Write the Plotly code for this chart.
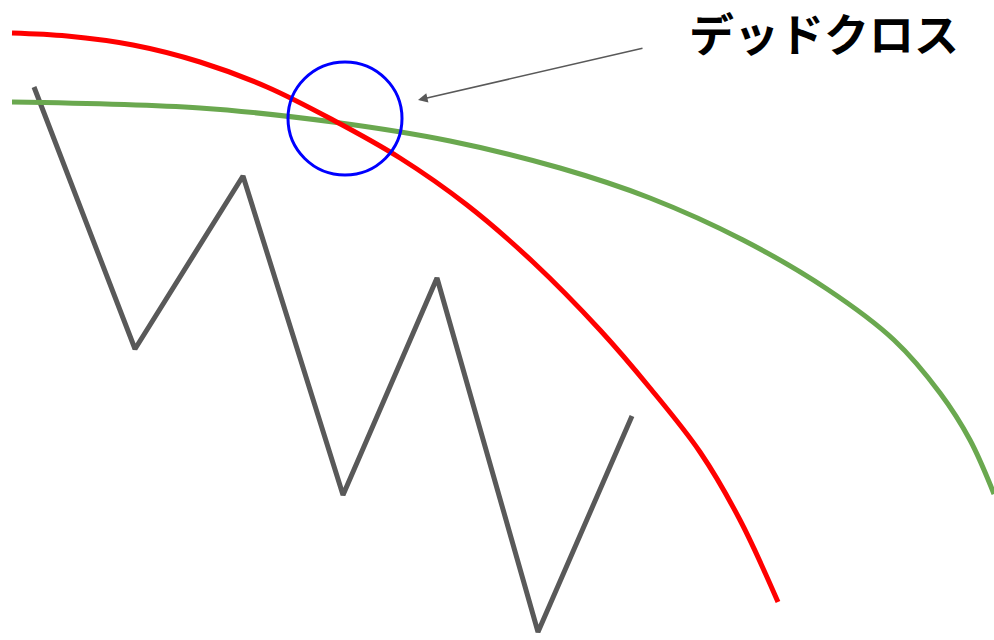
import plotly.graph_objects as go

# price line (zigzag)
price_x = [34, 135, 243, 343, 437, 538, 632]
price_y = [87, 349, 176, 495, 278, 632, 416]

# short moving average (red)
short_x = [12, 67, 133, 200, 267, 333, 400, 467, 533, 600, 650, 700, 740, 778]
short_y = [33, 36, 45, 62, 87, 120, 158, 205, 262, 330, 388, 452, 520, 602]

# long moving average (green)
long_x = [12, 200, 333, 450, 560, 650, 743, 827, 894, 940, 970, 994]
long_y = [102, 108, 122, 141, 168, 198, 240, 289, 340, 393, 440, 494]

label = "デッドクロス"

fig = go.Figure()

fig.add_trace(go.Scatter(x=price_x, y=price_y, mode="lines",
                         line=dict(color="#595959", width=5)))
fig.add_trace(go.Scatter(x=long_x, y=long_y, mode="lines", line_shape="spline",
                         line=dict(color="#6aa84f", width=5)))
fig.add_trace(go.Scatter(x=short_x, y=short_y, mode="lines", line_shape="spline",
                         line=dict(color="#ff0000", width=5)))

# circle around the cross
fig.add_shape(type="circle", xref="x", yref="y",
              x0=288, y0=62, x1=402, y1=175,
              line=dict(color="#0000ff", width=3))

# arrow
fig.add_annotation(x=418, y=100, ax=644, ay=48, xref="x", yref="y",
                   axref="x", ayref="y", text="", showarrow=True,
                   arrowhead=2, arrowsize=1.2, arrowwidth=1.6, arrowcolor="#595959")

fig.add_annotation(x=824, y=32, xref="x", yref="y", text="<b>" + label + "</b>",
                   showarrow=False,
                   font=dict(family="Noto Sans CJK JP", size=45, color="#000000"))

fig.update_xaxes(range=[0, 994], visible=False)
fig.update_yaxes(range=[640, 0], visible=False)
fig.update_layout(width=994, height=640, margin=dict(l=0, r=0, t=0, b=0),
                  plot_bgcolor="white", paper_bgcolor="white", showlegend=False)

fig.write_html("out.html", config={"displayModeBar": False},
               post_script="document.body.style.margin='0px';")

--*--

_Exercise_. Except for the pictures, print the data above exactly.

_Result for this exercise_.
Write the Plotly code for this chart.
import plotly.graph_objects as go

# price line (zigzag)
price_x = [34, 135, 243, 343, 437, 538, 632]
price_y = [87, 349, 176, 495, 278, 632, 416]

# short moving average (red)
short_x = [12, 67, 133, 200, 267, 333, 400, 467, 533, 600, 650, 700, 740, 778]
short_y = [33, 36, 45, 62, 87, 120, 158, 205, 262, 330, 388, 452, 520, 602]

# long moving average (green)
long_x = [12, 200, 333, 450, 560, 650, 743, 827, 894, 940, 970, 994]
long_y = [102, 108, 122, 141, 168, 198, 240, 289, 340, 393, 440, 494]

label = "デッドクロス"

fig = go.Figure()

fig.add_trace(go.Scatter(x=price_x, y=price_y, mode="lines",
                         line=dict(color="#595959", width=5)))
fig.add_trace(go.Scatter(x=long_x, y=long_y, mode="lines", line_shape="spline",
                         line=dict(color="#6aa84f", width=5)))
fig.add_trace(go.Scatter(x=short_x, y=short_y, mode="lines", line_shape="spline",
                         line=dict(color="#ff0000", width=5)))

# circle around the cross
fig.add_shape(type="circle", xref="x", yref="y",
              x0=288, y0=62, x1=402, y1=175,
              line=dict(color="#0000ff", width=3))

# arrow
fig.add_annotation(x=418, y=100, ax=644, ay=48, xref="x", yref="y",
                   axref="x", ayref="y", text="", showarrow=True,
                   arrowhead=2, arrowsize=1.2, arrowwidth=1.6, arrowcolor="#595959")

fig.add_annotation(x=824, y=32, xref="x", yref="y", text="<b>" + label + "</b>",
                   showarrow=False,
                   font=dict(family="Noto Sans CJK JP", size=45, color="#000000"))

fig.update_xaxes(range=[0, 994], visible=False)
fig.update_yaxes(range=[640, 0], visible=False)
fig.update_layout(width=994, height=640, margin=dict(l=0, r=0, t=0, b=0),
                  plot_bgcolor="white", paper_bgcolor="white", showlegend=False)

fig.write_html("out.html", config={"displayModeBar": False},
               post_script="document.body.style.margin='0px';")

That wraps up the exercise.